Fox News star Glenn Beck has admitted what we reported on Wednesday: that he lied when he stood at the foot of the Lincoln Memorial Saturday during his “Restoring Honor” rally and said he had held George Washington’s first inaugural address in his hands during a VIP visit to the National Archives. During his show yesterday, Beck laughed off playing loose with the facts, saying that he thought describing the actual details of his visit to the Archives would be “too much useless information” and of course, mess up the flow of his speech. But he did concede, “They got me.”

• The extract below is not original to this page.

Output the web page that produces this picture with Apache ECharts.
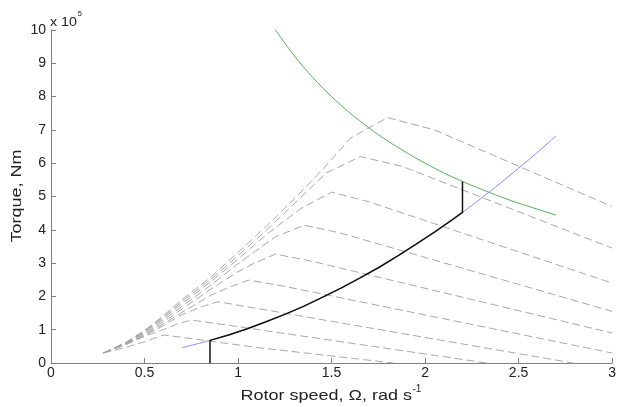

And then Beck did it again. He blamed Sandy Berger for his inability to fondle the rare inaugural address. Berger was the former Clinton administration national security adviser who pleaded guilty to taking classified documents out of the Archives and destroying them in 2003. Beck’s charge that Berger’s actions are the reason he couldn’t touch a rare and priceless 220-year-old historic document is a stretch. After all, the documents Berger swiped (related to the Clinton White House’s terrorism policy) were not rare, nor were they likely to disintegrate upon touch. Researchers at the Archive (reporters, authors, historians, hobbyists) routinely handle actual documents in the vast collection—but not rare items, such as Washington’s address. And, of course, the Archives did not wait until 2003 and the Berger affair to implement stringent, no-touch rules for its most precious documents.
Still, Beck came clean (for a change) on the main charge.